Eğer adınız “Bu milletin…. koyacağız” sözüyle maruf Mehmet Cengiz ise her yol, her kapı size açık; milletin vergileri de harcamanıza amadedir. 1081 km mesafedeki iki yatırımı birbiriyle ilişkiliymiş gibi tek kararnamede göstertip aklımızla alay eden o parantezi açtırıp vergilerimizden yüz milyonlarca lira teşvik alabilirsiniz. Dünkü Resmi Gazete’de yayımlanan 2017/10082 No’lu kararname, rejimi çoktan değişmiş Türkiye’de bir başka dönüm noktasına işaret ediyor. Hileli referandumun haftasında yayımlanan kararname, paylaşım modelinin değiştiğini de haber veriyor. Niye böyle olduğunu belirtmeden önce kararnameyi açalım biraz.
Cumhurbaşkanı Erdoğan ile Bakanlar Kurulu’nun imzalarını taşıyan kararname, Eti Bakır A.Ş için. Mehmet Cengiz’in yıllar önce ihaleyle aldığı Eti Bakır, Mazıdağı’nda metal geri kazanım ve entegre gübre tesisi kuracak.

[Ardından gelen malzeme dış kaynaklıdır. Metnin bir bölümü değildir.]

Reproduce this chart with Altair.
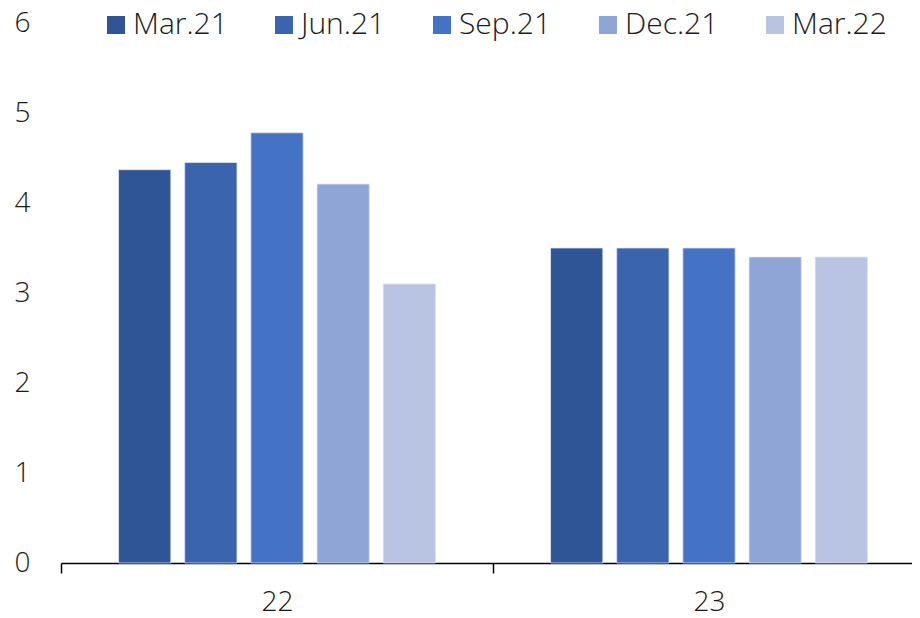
import altair as alt
import pandas as pd

categories = ["22", "23"]
series = ["Mar.21", "Jun.21", "Sep.21", "Dec.21", "Mar.22"]
values_22 = [4.37, 4.45, 4.78, 4.21, 3.10]
values_23 = [3.50, 3.50, 3.50, 3.40, 3.40]
colors = ["#2F5597", "#3A64AD", "#4472C4", "#8FA5D5", "#B9C4E3"]

rows = []
for cat, vals in zip(categories, [values_22, values_23]):
    for s, v in zip(series, vals):
        rows.append({"cat": cat, "series": s, "value": v})
df = pd.DataFrame(rows)

FONT = "Open Sans"
FS = 28
TXT = "#1a1a1a"

chart = alt.Chart(df).mark_bar(stroke="#DCE3F2", strokeWidth=0.8).encode(
    x=alt.X("cat:N", sort=categories, title=None,
            scale=alt.Scale(range=[0, 864], paddingInner=0, paddingOuter=0),
            axis=alt.Axis(labelAngle=0, domainColor="#000000", domainWidth=1.5,
                          tickColor="#000000", tickWidth=1.5, tickSize=10,
                          tickBand="extent", labelPadding=15,
                          labelFontSize=FS, labelFont=FONT, labelFontWeight=300,
                          labelColor=TXT, grid=False)),
    xOffset=alt.XOffset("series:N", sort=series,
                        scale=alt.Scale(paddingInner=0.21, paddingOuter=0.87)),
    y=alt.Y("value:Q", title=None,
            scale=alt.Scale(domain=[0, 6], nice=False),
            axis=alt.Axis(values=[0, 1, 2, 3, 4, 5, 6], domain=False, ticks=False,
                          grid=False, labelPadding=31, labelFontSize=FS,
                          labelFont=FONT, labelFontWeight=300, labelColor=TXT)),
    color=alt.Color("series:N", sort=series,
                    scale=alt.Scale(domain=series, range=colors),
                    legend=alt.Legend(title=None, orient="none", direction="horizontal",
                                      legendX=40, legendY=-13, padding=0,
                                      symbolType="square", symbolSize=324,
                                      symbolStrokeWidth=0, labelOffset=2,
                                      columnPadding=41, labelFontSize=30,
                                      labelFont=FONT, labelFontWeight=300,
                                      labelColor=TXT)),
).properties(
    width=851, height=540,
    autosize=alt.AutoSizeParams(type="none"),
    padding={"left": 53, "top": 15, "right": 0, "bottom": 55},
).configure_view(stroke=None)

chart.save("out.html", embed_options={"renderer": "svg", "actions": False})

Devletin bizim vergilerimizden ödeyeceği teşvik ve destekler sıralanmadan önce yazının başında vurguladığım o zekâ dolu parantez açılmış: (Tesis için İnebolu Limanı, Samsun Limanı, Dilaver Barajı su hattı ve doğalgaz boru hattında yapılması gerekli olan yatırımlar dahil.) Yatırımın tutarı 2 milyar 884 milyon TL. Devletin Cengiz’e vereceği yardımlar: Gümrük vergisi muafiyeti, KDV istisnası, KDV iadesi, yüzde 100 kurumlar vergisi indirimi, azami tutar olmadan 10 yıl boyunca sigorta primi desteği ve 250 milyon TL’yi aşmamak üzere kredi kullanım tarihinden itibaren 10 yıl faiz desteği. (Yani Cengiz, bu yatırım için bankalardan kullanacağı işletme kredisinin faizinin 250 milyon TL’sini Ekonomi Bakanlığı bütçesinden karşılanmak üzere devletten alabilecek.)
Kararnamenin geçerli olacağı tarih ayrı bir şenlik! 26 Kasım 2016 tarihinden itibaren geçerli olacağı maddeye konulmuş. O tarihten bu tarafa yapılmış harcamaların kapsama alınma sözü verildiği anlaşılıyor. Konuyu araştırırken öğrendiğim bir bilgi de kararnamenin hazırlık sürecinin, biraz tartışmalı geçtiği. Fakat belli ki bu dert edilmemiş. Zira referandum arifesinde “evet” çıkacağına kesin gözüyle bakılıyormuş. Belli ki, referandumun bir sonucu olarak TBMM üzerinden denetim ve hesap sorma mekanizmalarının bitirilmesi, paylaşımı kökünden sarsacak bu tür kararnamelerin çoğalmasına da hizmet edecek. Hasılı, Ekonomi Bakanlığı bütçesinden Cengiz’e aktarılacak 250 milyon TL, Maliye’nin vazgeçeği yüz milyonlarca TL’lik vergiler üzerine soğuk sular içebiliriz.”